In praise of: Moonlight (dir. Barry Jenkins)

Walking through the métro, the word came to my mind and repeated itself, as if insisting to be known until I recognised it: tenderness. That now celebrated scene where the man cradles the boy - a black American Pietà – against the nineteenth century inkiness of the Atlantic Ocean.

In this scene where the man and child are one: ‘I hated my mother, too’ (and the camera shoots from below, as if we are there, with them, watching from a close distance).

And then the tiny child, tenderly, carefully carrying an over-sized pot full of boiling water, which rumbles acoustically into the bath, surrounded by cracked tiles. His arms are so thin, as if he were the vulnerable child, forever outside your protection (the child that haunts my nightmares, any mother’s nightmares). The child you cannot keep safe.

Or the back of the battered teenage boy’s neck as he submerges himself in the water to stem the bleeding. Blood stuck with white paper from injuries inflicted by another who had expressed love for him the night before (quietly, shyly without words in front of the ocean).

To speak about this film, there are choices.

Like so many others, I was deeply affected by Barry Jenkins’ film, Moonlight.

At times, it was as if something turned inside me. In those moments, I couldn’t help but bring the story back to me and my life. That child could be my son, hiding out there (in the darkened room). Even though they share nothing at all, other than their age.

The teenager, awkwardly carrying his books close to his chest in a pathetic protective gesture, reminded me of someone I used to know (who, though many years older, could be his brother). Even though they share nothing at all, other than a fleeting expression on their faces. 

Often the most affecting scenes in Moonlight were left under-developed. Take, for example, the moment when Little dances at an after-school class. The camera is positioned so we can only see glimpses of his happiness, the bodies of other children obscuring the child’s movements.

In the hands of a lesser artist, this moment could have been ‘transformative’ – the moment when Little finally realises what it is to be free. Instead, here, we can barely see the dancing child, hidden by the moving bodies of anonymous others. 

The portrayal of Chiron’s mother (played by Naomie Harris) is another source of interest for me. Another more literal director would have dutifully provided the back-story, listed the various traumas that led her to neglect her son and become an addict, Jenkins refuses to do this. And this refusal makes this film political, while also making it true.  

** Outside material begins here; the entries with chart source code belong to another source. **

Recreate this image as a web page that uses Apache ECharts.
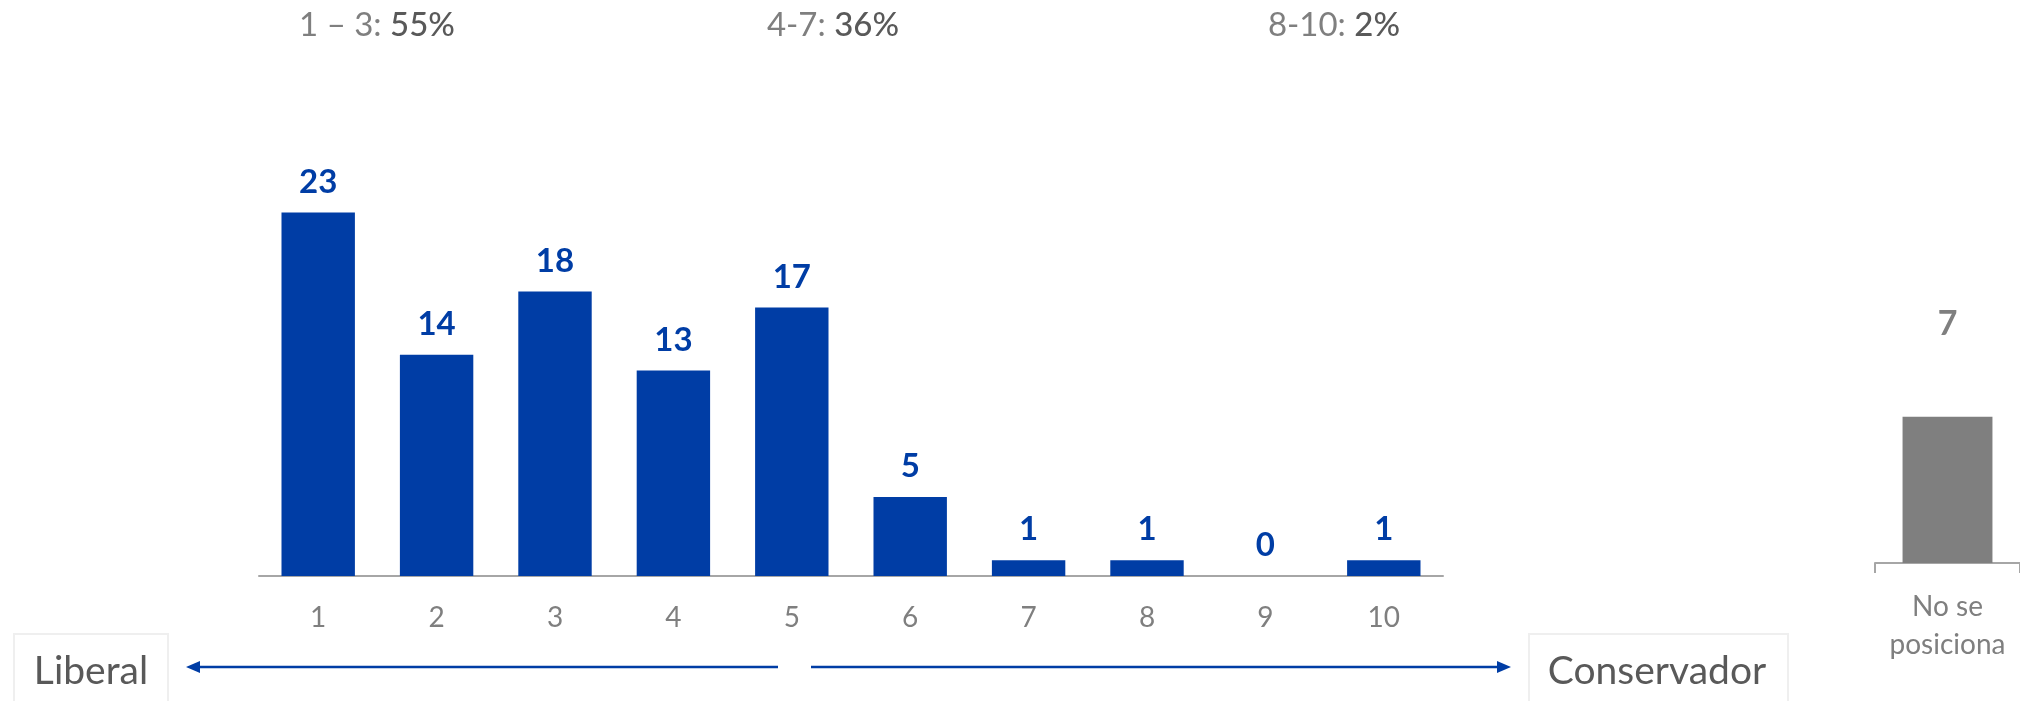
<!DOCTYPE html>
<html>
<head>
<meta charset="utf-8">
<script src="https://cdn.jsdelivr.net/npm/echarts@6/dist/echarts.min.js"></script>
<style>
html,body{margin:0;padding:0;background:#fff;}
#c{width:2020px;height:701px;}
</style>
</head>
<body>
<div id="c"></div>
<script>
// ---- data ----
const scaleCategories = ['1','2','3','4','5','6','7','8','9','10'];
const scaleValues = [23, 14, 18, 13, 17, 5, 1, 1, 0, 1];
const noPosCategories = ['No se\nposiciona'];
const noPosValues = [7];
const groupLabels = ['1 – 3: ', '4-7: ', '8-10: '];
const groupPercents = ['55%', '36%', '2%'];
const leftEndLabel = 'Liberal';
const rightEndLabel = 'Conservador';

const FONT = 'Lato, "Open Sans", sans-serif';
const BLUE = '#003DA5';
const GREY = '#7F7F7F';
const DARK = '#595959';

const chart = echarts.init(document.getElementById('c'), null, {renderer: 'canvas'});

const groupX = [377, 833, 1334];
const topTexts = groupLabels.map((g, i) => ({
  type: 'text',
  x: groupX[i], y: 25,
  style: {
    text: '{a|' + g + '}{b|' + groupPercents[i] + '}',
    align: 'center', verticalAlign: 'middle',
    rich: {
      a: {fontFamily: FONT, fontSize: 33, fill: GREY},
      b: {fontFamily: FONT, fontSize: 33, fill: DARK, fontWeight: 500}
    }
  }
}));

const arrowY = 667;
const graphics = topTexts.concat([
  // left arrow
  {type: 'line', shape: {x1: 778, y1: arrowY, x2: 196, y2: arrowY}, style: {stroke: BLUE, lineWidth: 2.5}},
  {type: 'polygon', shape: {points: [[186, arrowY], [200, arrowY - 6], [200, arrowY + 6]]}, style: {fill: BLUE}},
  // right arrow
  {type: 'line', shape: {x1: 811, y1: arrowY, x2: 1500, y2: arrowY}, style: {stroke: BLUE, lineWidth: 2.5}},
  {type: 'polygon', shape: {points: [[1511, arrowY], [1497, arrowY - 6], [1497, arrowY + 6]]}, style: {fill: BLUE}},
  // end boxes
  {type: 'rect', shape: {x: 14, y: 634, width: 154, height: 80}, style: {fill: '#fff', stroke: '#EFEFEF', lineWidth: 2}},
  {type: 'text', x: 91, y: 671, style: {text: leftEndLabel, fontFamily: FONT, fontSize: 39, fill: DARK, align: 'center', verticalAlign: 'middle'}},
  {type: 'rect', shape: {x: 1529, y: 634, width: 259, height: 80}, style: {fill: '#fff', stroke: '#EFEFEF', lineWidth: 2}},
  {type: 'text', x: 1657, y: 671, style: {text: rightEndLabel, fontFamily: FONT, fontSize: 39, fill: DARK, align: 'center', verticalAlign: 'middle'}}
]);

const option = {
  backgroundColor: '#fff',
  animation: false,
  textStyle: {fontFamily: FONT},
  grid: [
    {left: 259, width: 1184, top: 102, height: 474, containLabel: false},
    {left: 1875, width: 146, top: 354, height: 209, containLabel: false}
  ],
  xAxis: [
    {
      type: 'category', gridIndex: 0, data: scaleCategories,
      axisLine: {show: true, lineStyle: {color: '#A6A6A6', width: 2}},
      axisTick: {show: false},
      axisLabel: {color: GREY, fontSize: 28, fontFamily: FONT, margin: 28}
    },
    {
      type: 'category', gridIndex: 1, data: noPosCategories,
      axisLine: {show: true, lineStyle: {color: '#A6A6A6', width: 2}},
      axisTick: {show: true, length: 10, lineStyle: {color: '#A6A6A6', width: 2}},
      axisLabel: {color: GREY, fontSize: 28, lineHeight: 38, fontFamily: FONT, margin: 25}
    }
  ],
  yAxis: [
    {type: 'value', gridIndex: 0, min: 0, max: 30, show: false, splitLine: {show: false}},
    {type: 'value', gridIndex: 1, min: 0, max: 10, show: false, splitLine: {show: false}}
  ],
  series: [
    {
      type: 'bar', xAxisIndex: 0, yAxisIndex: 0, data: scaleValues,
      barWidth: '62%',
      itemStyle: {color: BLUE},
      label: {show: true, position: 'top', distance: 14, color: BLUE, fontSize: 33, fontWeight: 'bold', fontFamily: FONT}
    },
    {
      type: 'bar', xAxisIndex: 1, yAxisIndex: 1, data: noPosValues,
      barWidth: '62%',
      itemStyle: {color: GREY},
      label: {show: true, position: 'top', distance: 76, color: GREY, fontSize: 34, fontWeight: 'bold', fontFamily: FONT}
    }
  ],
  graphic: graphics
};
chart.setOption(option);
</script>
</body>
</html>
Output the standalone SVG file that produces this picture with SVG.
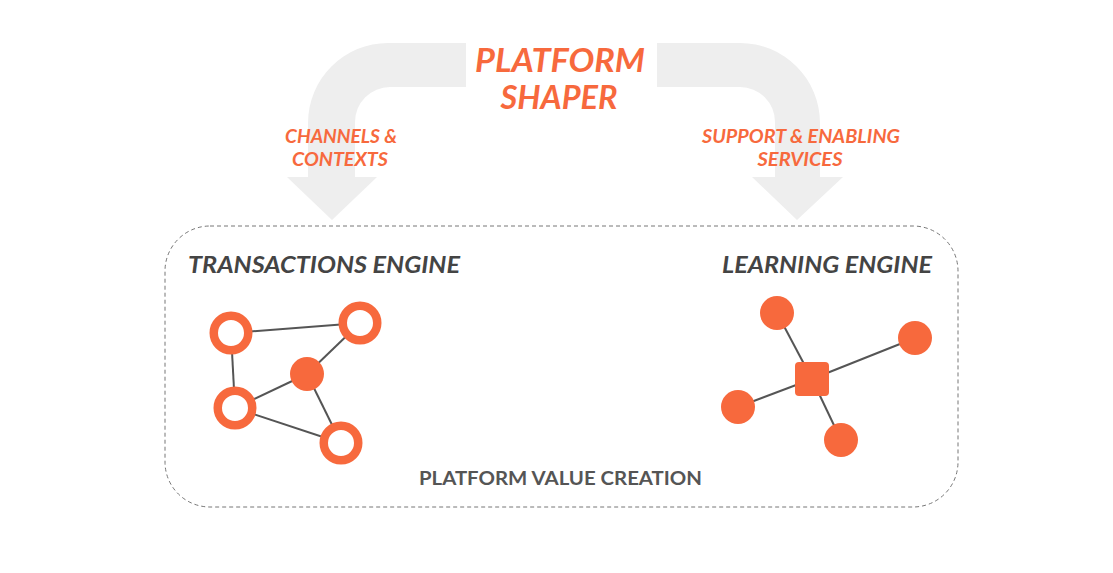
<svg xmlns="http://www.w3.org/2000/svg" width="1113" height="573" viewBox="0 0 1113 573">
<style>
.band{fill:#eeeeee}
.ot{font-family:Lato,"Open Sans","Liberation Sans",sans-serif;font-style:italic;font-weight:bold;fill:#f7693d;text-anchor:middle}
.gt{font-family:Lato,"Open Sans","Liberation Sans",sans-serif;font-style:italic;font-weight:bold;fill:#444444}
.edge{stroke:#555555;stroke-width:2;fill:none}
.ring{fill:#ffffff;stroke:#f7693d;stroke-width:8.5}
.dot{fill:#f7693d}
</style>
<rect width="1113" height="573" fill="#ffffff"/>
<g id="arrow-left">
<path class="band" d="M 466 43 L 388 43 A 80 80 0 0 0 308 123 L 308 177 L 287 177 L 332 220 L 377 177 L 355 177 L 355 122 A 35 35 0 0 1 390 87 L 466 87 Z"/>
</g>
<g id="arrow-right">
<path class="band" d="M 657 43 L 740 43 A 80 80 0 0 1 820 123 L 820 177 L 843 177 L 797 220 L 752 177 L 775 177 L 775 122 A 35 35 0 0 0 740 87 L 657 87 Z"/>
</g>
<g id="platform-shaper">
<text class="ot" x="560" y="72" font-size="33" textLength="170" lengthAdjust="spacingAndGlyphs">PLATFORM</text>
<text class="ot" x="559" y="109" font-size="33" textLength="117" lengthAdjust="spacingAndGlyphs">SHAPER</text>
</g>
<g id="label-channels">
<text class="ot" x="341" y="143" font-size="18.5" textLength="112" lengthAdjust="spacingAndGlyphs">CHANNELS &amp;</text>
<text class="ot" x="340" y="166" font-size="18.5" textLength="96" lengthAdjust="spacingAndGlyphs">CONTEXTS</text>
</g>
<g id="label-support">
<text class="ot" x="801" y="143" font-size="18.5" textLength="198" lengthAdjust="spacingAndGlyphs">SUPPORT &amp; ENABLING</text>
<text class="ot" x="800" y="166" font-size="18.5" textLength="85" lengthAdjust="spacingAndGlyphs">SERVICES</text>
</g>
<g id="value-creation">
<rect x="165" y="226" width="793" height="281" rx="45" ry="45" fill="none" stroke="#777777" stroke-width="1" stroke-dasharray="4 3"/>
<text x="560.5" y="485" font-family="Lato,'Open Sans','Liberation Sans',sans-serif" font-weight="bold" font-size="18.5" fill="#555555" text-anchor="middle" textLength="283" lengthAdjust="spacingAndGlyphs">PLATFORM VALUE CREATION</text>
</g>
<g id="transactions-engine">
<text class="gt" x="188" y="273" font-size="23" textLength="272" lengthAdjust="spacingAndGlyphs">TRANSACTIONS ENGINE</text>
</g>
<g id="learning-engine">
<text class="gt" x="722" y="273" font-size="23" textLength="210" lengthAdjust="spacingAndGlyphs">LEARNING ENGINE</text>
</g>
<g id="connectors">
<line class="edge" x1="231" y1="333" x2="360" y2="323"/>
<line class="edge" x1="231" y1="333" x2="235" y2="408"/>
<line class="edge" x1="235" y1="408" x2="307" y2="374"/>
<line class="edge" x1="307" y1="374" x2="360" y2="323"/>
<line class="edge" x1="235" y1="408" x2="341" y2="443"/>
<line class="edge" x1="307" y1="374" x2="341" y2="443"/>
<line class="edge" x1="777" y1="313" x2="812" y2="379"/>
<line class="edge" x1="915" y1="338" x2="812" y2="379"/>
<line class="edge" x1="738" y1="407" x2="812" y2="379"/>
<line class="edge" x1="841" y1="440" x2="812" y2="379"/>
</g>
<g id="t-node-a"><circle class="ring" cx="231" cy="333" r="17.25"/></g>
<g id="t-node-b"><circle class="ring" cx="360" cy="323" r="17.25"/></g>
<g id="t-node-c"><circle class="dot" cx="307" cy="374" r="17"/></g>
<g id="t-node-d"><circle class="ring" cx="235" cy="408" r="17.25"/></g>
<g id="t-node-e"><circle class="ring" cx="341" cy="443" r="17.25"/></g>
<g id="l-node-top"><circle class="dot" cx="777" cy="313" r="17"/></g>
<g id="l-node-right"><circle class="dot" cx="915" cy="338" r="17"/></g>
<g id="l-node-left"><circle class="dot" cx="738" cy="407" r="17"/></g>
<g id="l-node-bottom"><circle class="dot" cx="841" cy="440" r="17"/></g>
<g id="l-node-hub"><rect class="dot" x="795" y="362" width="34" height="34" rx="4" ry="4"/></g>
</svg>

Jenkins understands the power of bringing attention back to the filming process itself and this was why I wasn’t surprised to read that his favourite film director is Claire Denis – the great artist of contemporary French cinema who infuses her films with an intense corporeality (and sensuality) making the creation of cinema seem to be ‘physical work’ – never natural …

At the beginning, when Little is trying to escape his persecutors the camera moves raggedly behind him, hand-held as if forcing us to feel something of the terror of the little boy, so desperate to escape. (But as we are behind him, we are unable to see his face).

Arguments could be made about the politics behind this; the way women (and perhaps film directors who don’t fit the typical mould) understand that the act of seeing, and being seen, is never neutral. It is embodied, it is enacted. Arguments could be made.

Jenkins’ other cited reference is the Hong Kong auteur Wong Kar-wai.

Knowing this, that final scene between the adult men, after a long separation, takes on nuances carried in memories from other cinematic love stories set in Hong Kong, in Buenos Aires ... The debt lies not just in Jenkins’ act of homage to the Wong Kar-wai aesthetic, but also his awareness of how powerful unspoken emotion can be (as the essence of a romantic sensibility as portrayed in art).   

Remember that lingering shot on Kevin’s face in the diner where the colour of the wall echoes the colour of the man’s skin and the way the camera just rests there for longer than expected, gently. The expression of Kevin’s face is full of emotion, but we are aware that he is being seen.

Or the fact that it was a sugary song from a jukebox that was put forward as the reason for the late-night phone call that forced Black to wake.